*Do this*
Skipping all pictures, set down the lines of the listing from the first through the one with "const annotation = 'W".

*Material provided*
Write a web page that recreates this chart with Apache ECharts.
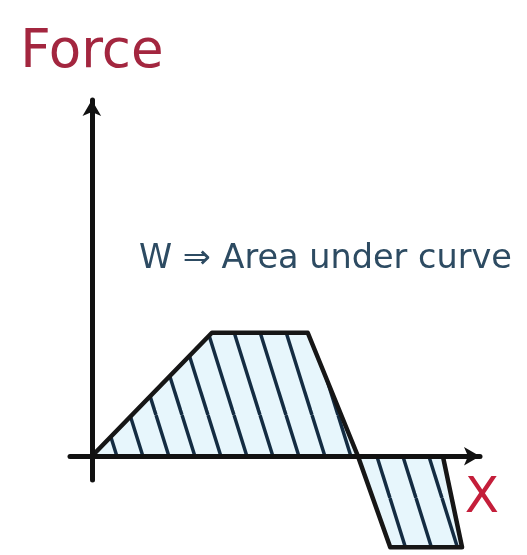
<!DOCTYPE html>
<html>
<head>
<meta charset="utf-8">
<script src="https://cdn.jsdelivr.net/npm/echarts@6/dist/echarts.min.js"></script>
<style>
html,body{margin:0;padding:0;background:#fff;}
#chart{width:527px;height:555px;}
</style>
</head>
<body>
<div id="chart"></div>
<script>
// Displacement (x) and force values of the sketched force–displacement curve
const displacement = [0, 4.95, 8.9, 10.97, 12.3, 15.26, 14.47];
const force        = [0, 5.2,  5.2, 0,    -3.83, -3.83, 0];
const xAxisName = 'X';
const yAxisName = 'Force';
const annotation = 'W \u21D2 Area under curve';

function makeHatch() {
  const w = 26, h = 83;
  const c = document.createElement('canvas');
  c.width = w; c.height = h;
  const ctx = c.getContext('2d');
  ctx.fillStyle = '#e7f6fc';
  ctx.fillRect(0, 0, w, h);
  ctx.strokeStyle = '#142c42';
  ctx.lineWidth = 3.5;
  [-w, 0, w].forEach(function (off) {
    ctx.beginPath();
    ctx.moveTo(off, 0);
    ctx.lineTo(off + w, h);
    ctx.stroke();
  });
  return c;
}

const chart = echarts.init(document.getElementById('chart'));
const pts = displacement.map(function (x, i) { return [x, force[i]]; });

chart.setOption({
  backgroundColor: '#ffffff',
  animation: false,
  title: {
    text: annotation,
    left: 134,
    top: 237,
    textStyle: {
      fontFamily: 'DejaVu Sans',
      fontSize: 33.5,
      fontWeight: 'normal',
      color: '#2d4b62'
    }
  },
  grid: { left: 70, right: 47, top: 100, bottom: 75, containLabel: false },
  xAxis: {
    type: 'value',
    z: 5,
    min: -0.9,
    max: 16,
    name: xAxisName,
    nameLocation: 'end',
    nameGap: 2,
    nameTextStyle: {
      fontFamily: 'DejaVu Sans',
      fontSize: 50,
      color: '#c41e3a',
      align: 'center',
      verticalAlign: 'top',
      padding: [18, 0, 0, 0]
    },
    axisLine: {
      onZero: true,
      symbol: ['none', 'arrow'],
      symbolSize: [14, 16],
      lineStyle: { color: '#111', width: 5 }
    },
    axisTick: { show: false },
    axisLabel: { show: false },
    splitLine: { show: false }
  },
  yAxis: {
    type: 'value',
    z: 5,
    min: -1,
    max: 15,
    name: yAxisName,
    nameLocation: 'end',
    nameGap: 20,
    nameTextStyle: {
      fontFamily: 'DejaVu Sans',
      fontSize: 53,
      color: '#a3263f',
      align: 'center'
    },
    axisLine: {
      onZero: true,
      symbol: ['none', 'arrow'],
      symbolSize: [14, 16],
      lineStyle: { color: '#111', width: 5 }
    },
    axisTick: { show: false },
    axisLabel: { show: false },
    splitLine: { show: false }
  },
  series: [{
    type: 'line',
    data: pts,
    clip: false,
    symbol: 'none',
    lineStyle: { color: '#161616', width: 4.5, cap: 'round', join: 'round' },
    areaStyle: { color: { image: makeHatch(), repeat: 'repeat' }, opacity: 1 },
    z: 1
  }]
});
</script>
</body>
</html>
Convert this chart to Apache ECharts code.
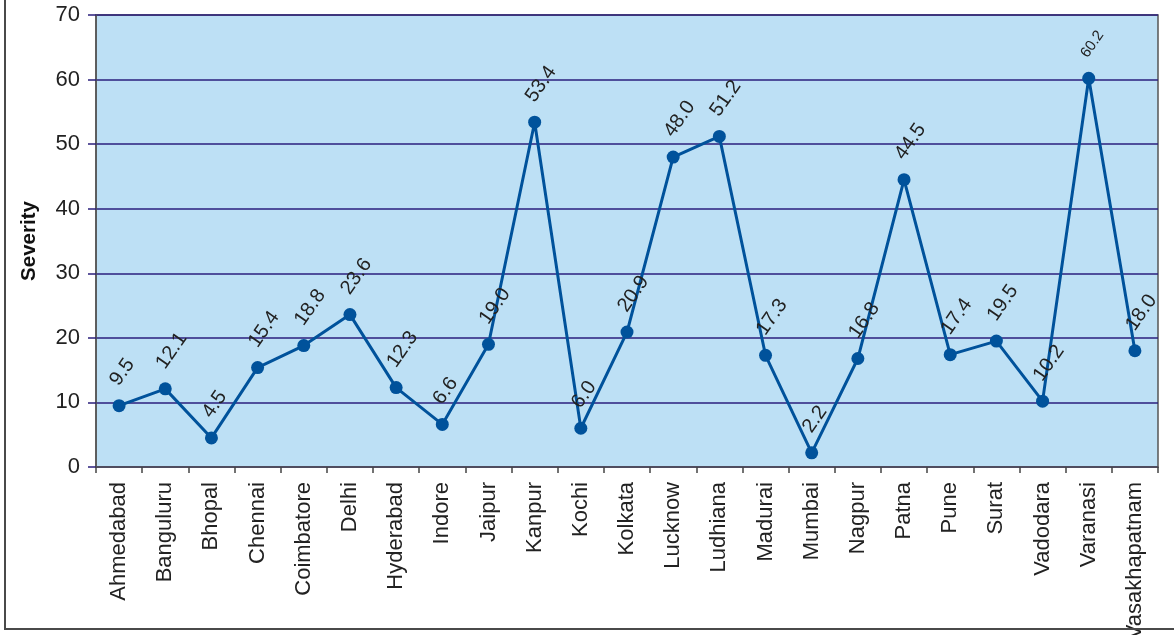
<!DOCTYPE html>
<html>
<head>
<meta charset="utf-8">
<script src="https://cdn.jsdelivr.net/npm/echarts@6/dist/echarts.min.js"></script>
<style>
  html, body { margin: 0; padding: 0; background: #ffffff; }
  #frame {
    position: absolute; left: 0; top: 0; width: 1174px; height: 635px;
    overflow: hidden;
  }
  #border {
    position: absolute; left: 4px; top: -4px; width: 1180px; height: 634px;
    border-left: 2px solid #4a4a4a; border-bottom: 2px solid #4a4a4a;
    box-sizing: border-box;
  }
  #chart { position: absolute; left: 0; top: 0; width: 1174px; height: 635px; }
</style>
</head>
<body>
<div id="frame">
  <div id="chart"></div>
  <div id="border"></div>
</div>
<script>
// Cities along the x axis
const cities = [
  'Ahmedabad', 'Banguluru', 'Bhopal', 'Chennai', 'Coimbatore', 'Delhi',
  'Hyderabad', 'Indore', 'Jaipur', 'Kanpur', 'Kochi', 'Kolkata', 'Lucknow',
  'Ludhiana', 'Madurai', 'Mumbai', 'Nagpur', 'Patna', 'Pune', 'Surat',
  'Vadodara', 'Varanasi', 'Vasakhapatnam'
];

// Severity value per city
const severity = [
  9.5, 12.1, 4.5, 15.4, 18.8, 23.6,
  12.3, 6.6, 19.0, 53.4, 6.0, 20.9, 48.0,
  51.2, 17.3, 2.2, 16.8, 44.5, 17.4, 19.5,
  10.2, 60.2, 18.0
];

// Y axis scale
const yMin = 0;
const yMax = 70;
const yStep = 10;

const axisText = '#222222';
const gridColor = '#2b1f7c';
const lineColor = '#00529b';
const fontFamily = 'Liberation Sans, Arial, sans-serif';

const points = severity.map((v, i) => {
  const item = { value: v };
  if (cities[i] === 'Varanasi') {
    item.label = { fontSize: 15 };
  }
  return item;
});

const chart = echarts.init(document.getElementById('chart'), null, { renderer: 'canvas' });

chart.setOption({
  animation: false,
  backgroundColor: 'transparent',
  grid: {
    left: 96, right: 16, top: 15, bottom: 168,
    outerBoundsMode: 'none',
    containLabel: false,
    show: true,
    backgroundColor: '#bde0f5',
    borderColor: '#555555',
    borderWidth: 1.5
  },
  xAxis: {
    type: 'category',
    data: cities,
    boundaryGap: true,
    axisLine: { show: true, lineStyle: { color: '#555555', width: 1.5 } },
    axisTick: { show: true, alignWithLabel: false, length: 6, lineStyle: { color: '#444444', width: 1.5 } },
    axisLabel: {
      rotate: 90,
      interval: 0,
      margin: 15,
      fontSize: 22,
      fontFamily: fontFamily,
      color: axisText
    },
    splitLine: { show: false }
  },
  yAxis: {
    type: 'value',
    min: yMin,
    max: yMax,
    interval: yStep,
    name: 'Severity',
    nameLocation: 'middle',
    nameGap: 56,
    nameTextStyle: {
      fontSize: 20.5,
      fontWeight: 'bold',
      fontFamily: fontFamily,
      color: '#111111'
    },
    axisLine: { show: true, lineStyle: { color: '#555555', width: 1.5 } },
    axisTick: { show: true, inside: false, length: 8, lineStyle: { color: gridColor, width: 1.5 } },
    axisLabel: {
      margin: 16,
      fontSize: 22,
      fontFamily: fontFamily,
      color: axisText
    },
    splitLine: { show: true, lineStyle: { color: gridColor, width: 1.5 } }
  },
  series: [{
    type: 'line',
    data: points,
    symbol: 'circle',
    symbolSize: 13,
    itemStyle: { color: lineColor },
    lineStyle: { color: lineColor, width: 3 },
    label: {
      show: true,
      position: 'top',
      distance: 5,
      rotate: 55,
      align: 'left',
      verticalAlign: 'middle',
      offset: [6, -10],
      fontSize: 20,
      fontFamily: fontFamily,
      color: '#222222',
      formatter: p => p.value.toFixed(1)
    }
  }]
});
</script>
</body>
</html>
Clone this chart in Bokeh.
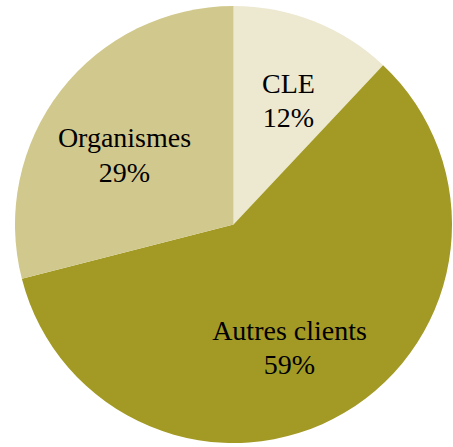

*Output for this task*
Write a web page that recreates this chart with Apache ECharts.
<!DOCTYPE html>
<html>
<head>
<meta charset="utf-8">
<script src="https://cdn.jsdelivr.net/npm/echarts@6/dist/echarts.min.js"></script>
<style>
html,body{margin:0;padding:0;background:#fff;}
#chart{width:527px;height:555px;}
</style>
</head>
<body>
<div id="chart"></div>
<script>
// Displacement (x) and force values of the sketched force–displacement curve
const displacement = [0, 4.95, 8.9, 10.97, 12.3, 15.26, 14.47];
const force        = [0, 5.2,  5.2, 0,    -3.83, -3.83, 0];
const xAxisName = 'X';
const yAxisName = 'Force';
const annotation = 'W \u21D2 Area under curve';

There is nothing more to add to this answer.